Prince of the poltergeists, Jack Skellington, discovers Christmas being celebrated and hears in particular about the revered ‘Father Christmas’. He is so taken with this new holiday that he decides to try to recreate it himself, along with the other monsters. A plot is hatched to kidnap the real Santa and replace him with Jack Skellington, who means well, but has a skewed idea of what Christmas should be about.

The sight of a skeleton with a pumpkin head in a Santa Suit, combining hohoho with a cackling hehehe is humorously sinister. Add to that skeletal reindeer and giving totally inappropriate presents to terrified children and therein lies a Christmas classic. The film is not so much horror as humour, but a wicked sense of humour nonetheless.

While perhaps not suited to a very young audience, this is scary enough for juniors and funny enough for all ages to enjoy it. It is not the feel-good film that Love Actually or Miracle on 34th Street might be, but it is definitely a film for the whole family – especially if that family includes young boys.

The Cast and Crew for The Nightmare Before Christmas

The Nightmare Before Christmas has excellent music from composer, Danny Elfman and exceptional charisma, thanks to Director Henry Selick.

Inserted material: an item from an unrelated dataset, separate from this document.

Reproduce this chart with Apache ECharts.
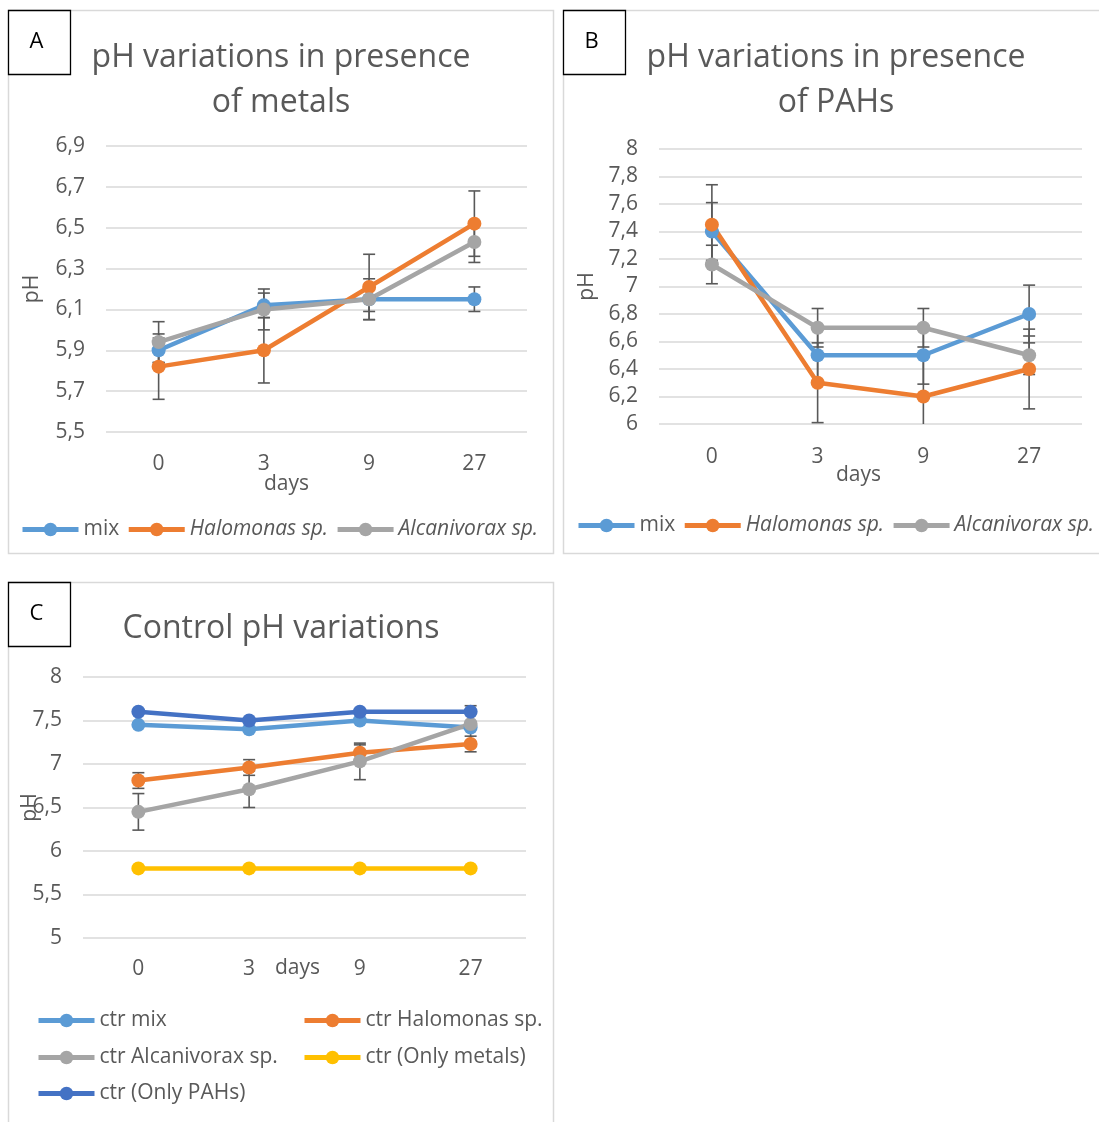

The outstanding score from Danny Elfman sets the animation off in a way that very few composers would be able to achieve. The childlike fascination of “What’s This?” compared to the discordant “Kidnap the Sandy Claws” drive the story and give the whole film an edgy quality. The aptly named Elfman even sings as the voice of the poltergeist protagonist.

He has since worked with Burton on The Corpse Bride and Charlie and the Chocolate Factory as well as working on a huge range of projects, including Desperate Housewives and Spiderman 3, but he will perhaps always be best known as the writer of The Simpsons’ Theme Tune.

The animation, directed by Henry Selick, is a class apart from other animations. Visually, the whole film is a treat, with each shot thoughtfully set up and each movement carefully thought through and brought to life. The expressions on the characters faces, some without facial features, capture a deep sense of longing or anger or happiness.

Selick achieved success in 2009 with his animation Coraline, which still bears the stamp of much of Burton’s influence, taking advantage both of 3D and of the characterisation that model animation allows compared to computers. Selick’s next project is Here Be Monsters based on Alan Snow’s best-selling book of the same title, though no release date for it has been announced as yet.

Pick of Christmas Movies

The Nightmare Before Christmas is undoubtedly one of the best Christmas films to watch over the festive period. No other film combines quite the sense of humour, adventure and visual impact that Jack Skellington and his companions capture. It is a fun and dark twist on the consumer Christmas, as well as the consumer Halloween.